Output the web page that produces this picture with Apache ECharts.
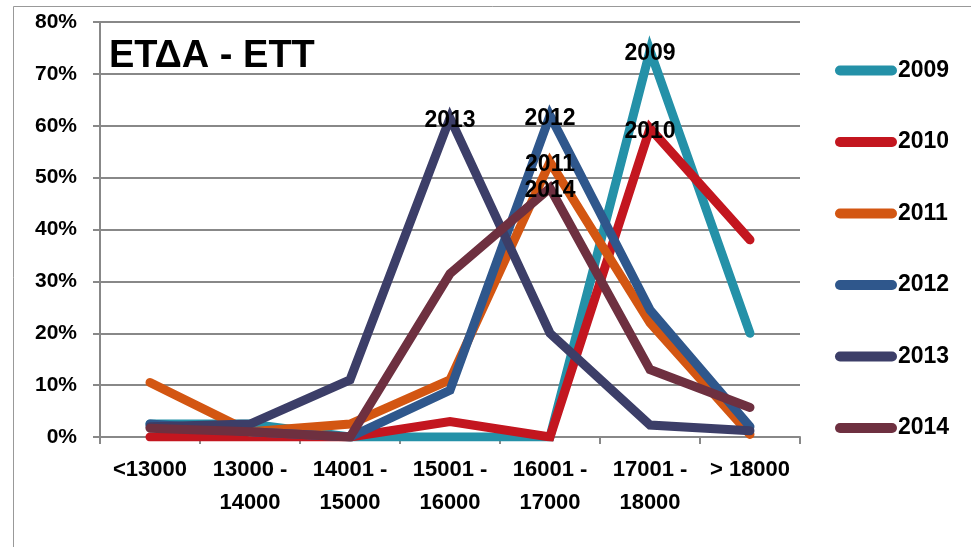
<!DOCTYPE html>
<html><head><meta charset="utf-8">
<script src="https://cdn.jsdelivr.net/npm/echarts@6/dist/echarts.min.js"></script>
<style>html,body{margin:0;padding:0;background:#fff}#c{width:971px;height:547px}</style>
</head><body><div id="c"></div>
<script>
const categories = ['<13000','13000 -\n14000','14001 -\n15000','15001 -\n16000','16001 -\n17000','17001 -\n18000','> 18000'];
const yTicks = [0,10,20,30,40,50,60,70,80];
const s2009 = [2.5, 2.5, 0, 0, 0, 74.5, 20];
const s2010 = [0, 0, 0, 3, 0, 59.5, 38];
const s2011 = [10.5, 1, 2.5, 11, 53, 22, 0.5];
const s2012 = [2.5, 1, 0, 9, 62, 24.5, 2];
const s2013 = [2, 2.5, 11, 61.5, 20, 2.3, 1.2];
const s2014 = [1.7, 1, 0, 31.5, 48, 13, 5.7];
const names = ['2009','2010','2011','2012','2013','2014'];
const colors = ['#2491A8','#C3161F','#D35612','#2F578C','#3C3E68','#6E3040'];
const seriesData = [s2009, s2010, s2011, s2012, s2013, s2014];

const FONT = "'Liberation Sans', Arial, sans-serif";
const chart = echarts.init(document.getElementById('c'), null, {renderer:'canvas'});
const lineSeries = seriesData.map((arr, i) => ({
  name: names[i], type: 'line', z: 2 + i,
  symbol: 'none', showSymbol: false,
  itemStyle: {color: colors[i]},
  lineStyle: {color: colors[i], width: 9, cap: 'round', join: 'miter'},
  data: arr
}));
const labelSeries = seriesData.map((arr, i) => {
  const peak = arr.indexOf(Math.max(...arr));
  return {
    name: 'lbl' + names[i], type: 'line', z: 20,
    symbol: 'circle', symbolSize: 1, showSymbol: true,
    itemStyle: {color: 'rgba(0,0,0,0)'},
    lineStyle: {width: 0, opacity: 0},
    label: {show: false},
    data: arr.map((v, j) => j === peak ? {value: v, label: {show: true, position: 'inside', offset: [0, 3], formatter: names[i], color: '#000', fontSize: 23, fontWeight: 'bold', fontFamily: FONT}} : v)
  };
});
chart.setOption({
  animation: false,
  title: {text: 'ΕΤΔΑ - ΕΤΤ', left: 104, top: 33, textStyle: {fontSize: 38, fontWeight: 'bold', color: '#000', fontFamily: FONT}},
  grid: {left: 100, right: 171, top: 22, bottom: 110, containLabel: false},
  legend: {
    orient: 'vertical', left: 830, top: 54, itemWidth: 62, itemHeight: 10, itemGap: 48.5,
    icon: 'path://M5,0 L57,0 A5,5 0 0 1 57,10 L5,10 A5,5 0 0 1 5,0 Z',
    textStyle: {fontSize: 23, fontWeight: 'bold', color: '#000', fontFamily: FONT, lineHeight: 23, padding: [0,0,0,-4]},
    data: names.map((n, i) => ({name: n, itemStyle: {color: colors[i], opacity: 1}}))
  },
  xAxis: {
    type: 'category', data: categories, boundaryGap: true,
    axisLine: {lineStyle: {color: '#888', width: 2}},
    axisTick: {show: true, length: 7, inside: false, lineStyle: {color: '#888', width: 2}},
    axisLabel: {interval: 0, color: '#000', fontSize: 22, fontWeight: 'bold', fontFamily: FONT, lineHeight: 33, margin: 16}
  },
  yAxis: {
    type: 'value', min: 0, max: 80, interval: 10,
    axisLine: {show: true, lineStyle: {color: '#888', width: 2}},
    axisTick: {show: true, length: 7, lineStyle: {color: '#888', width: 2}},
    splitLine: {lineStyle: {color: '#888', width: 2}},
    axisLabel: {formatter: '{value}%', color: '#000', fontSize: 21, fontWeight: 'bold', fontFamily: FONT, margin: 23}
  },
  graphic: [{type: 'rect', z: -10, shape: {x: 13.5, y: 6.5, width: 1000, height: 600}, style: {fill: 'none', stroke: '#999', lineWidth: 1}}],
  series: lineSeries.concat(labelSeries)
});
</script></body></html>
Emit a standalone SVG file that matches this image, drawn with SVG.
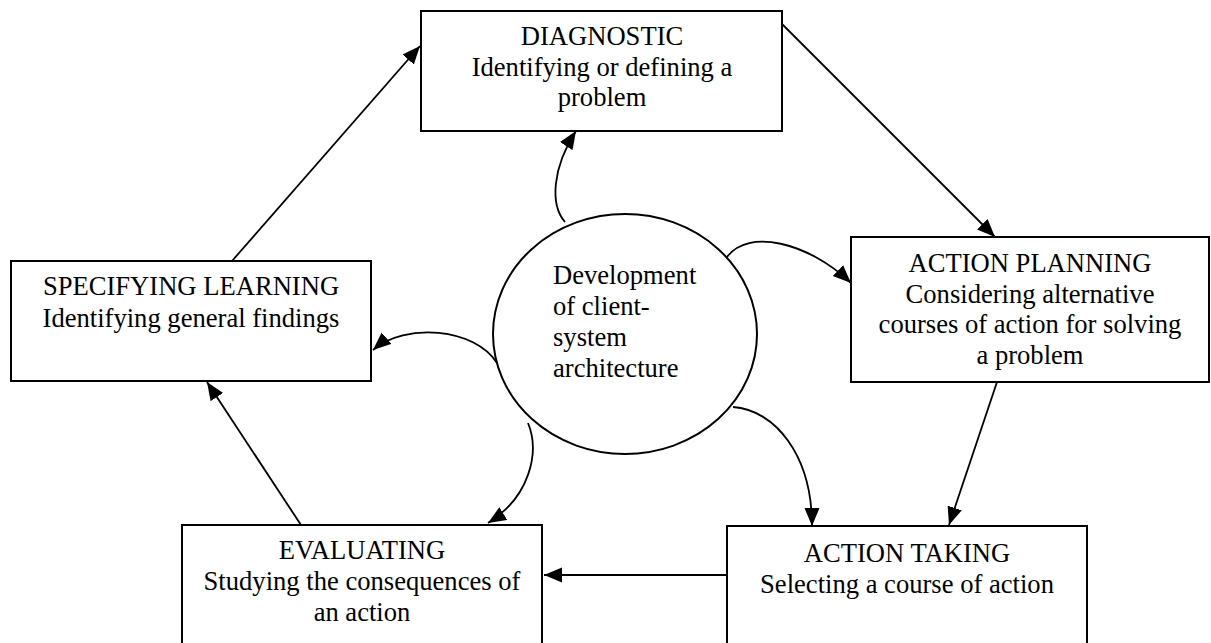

▸ Task requirements
Write out the material above once more, exactly as it reads, with no pictures.

▸ The answer
Output the web page that produces this picture with Apache ECharts.
<!DOCTYPE html>
<html><head><meta charset="utf-8">
<script src="https://cdn.jsdelivr.net/npm/echarts@6/dist/echarts.min.js"></script>
<style>html,body{margin:0;padding:0;background:#fff}#c{width:971px;height:547px}</style>
</head><body><div id="c"></div>
<script>
const categories = ['<13000','13000 -\n14000','14001 -\n15000','15001 -\n16000','16001 -\n17000','17001 -\n18000','> 18000'];
const yTicks = [0,10,20,30,40,50,60,70,80];
const s2009 = [2.5, 2.5, 0, 0, 0, 74.5, 20];
const s2010 = [0, 0, 0, 3, 0, 59.5, 38];
const s2011 = [10.5, 1, 2.5, 11, 53, 22, 0.5];
const s2012 = [2.5, 1, 0, 9, 62, 24.5, 2];
const s2013 = [2, 2.5, 11, 61.5, 20, 2.3, 1.2];
const s2014 = [1.7, 1, 0, 31.5, 48, 13, 5.7];
const names = ['2009','2010','2011','2012','2013','2014'];
const colors = ['#2491A8','#C3161F','#D35612','#2F578C','#3C3E68','#6E3040'];
const seriesData = [s2009, s2010, s2011, s2012, s2013, s2014];

const FONT = "'Liberation Sans', Arial, sans-serif";
const chart = echarts.init(document.getElementById('c'), null, {renderer:'canvas'});
const lineSeries = seriesData.map((arr, i) => ({
  name: names[i], type: 'line', z: 2 + i,
  symbol: 'none', showSymbol: false,
  itemStyle: {color: colors[i]},
  lineStyle: {color: colors[i], width: 9, cap: 'round', join: 'miter'},
  data: arr
}));
const labelSeries = seriesData.map((arr, i) => {
  const peak = arr.indexOf(Math.max(...arr));
  return {
    name: 'lbl' + names[i], type: 'line', z: 20,
    symbol: 'circle', symbolSize: 1, showSymbol: true,
    itemStyle: {color: 'rgba(0,0,0,0)'},
    lineStyle: {width: 0, opacity: 0},
    label: {show: false},
    data: arr.map((v, j) => j === peak ? {value: v, label: {show: true, position: 'inside', offset: [0, 3], formatter: names[i], color: '#000', fontSize: 23, fontWeight: 'bold', fontFamily: FONT}} : v)
  };
});
chart.setOption({
  animation: false,
  title: {text: 'ΕΤΔΑ - ΕΤΤ', left: 104, top: 33, textStyle: {fontSize: 38, fontWeight: 'bold', color: '#000', fontFamily: FONT}},
  grid: {left: 100, right: 171, top: 22, bottom: 110, containLabel: false},
  legend: {
    orient: 'vertical', left: 830, top: 54, itemWidth: 62, itemHeight: 10, itemGap: 48.5,
    icon: 'path://M5,0 L57,0 A5,5 0 0 1 57,10 L5,10 A5,5 0 0 1 5,0 Z',
    textStyle: {fontSize: 23, fontWeight: 'bold', color: '#000', fontFamily: FONT, lineHeight: 23, padding: [0,0,0,-4]},
    data: names.map((n, i) => ({name: n, itemStyle: {color: colors[i], opacity: 1}}))
  },
  xAxis: {
    type: 'category', data: categories, boundaryGap: true,
    axisLine: {lineStyle: {color: '#888', width: 2}},
    axisTick: {show: true, length: 7, inside: false, lineStyle: {color: '#888', width: 2}},
    axisLabel: {interval: 0, color: '#000', fontSize: 22, fontWeight: 'bold', fontFamily: FONT, lineHeight: 33, margin: 16}
  },
  yAxis: {
    type: 'value', min: 0, max: 80, interval: 10,
    axisLine: {show: true, lineStyle: {color: '#888', width: 2}},
    axisTick: {show: true, length: 7, lineStyle: {color: '#888', width: 2}},
    splitLine: {lineStyle: {color: '#888', width: 2}},
    axisLabel: {formatter: '{value}%', color: '#000', fontSize: 21, fontWeight: 'bold', fontFamily: FONT, margin: 23}
  },
  graphic: [{type: 'rect', z: -10, shape: {x: 13.5, y: 6.5, width: 1000, height: 600}, style: {fill: 'none', stroke: '#999', lineWidth: 1}}],
  series: lineSeries.concat(labelSeries)
});
</script></body></html>
Emit a standalone SVG file that matches this image, drawn with SVG.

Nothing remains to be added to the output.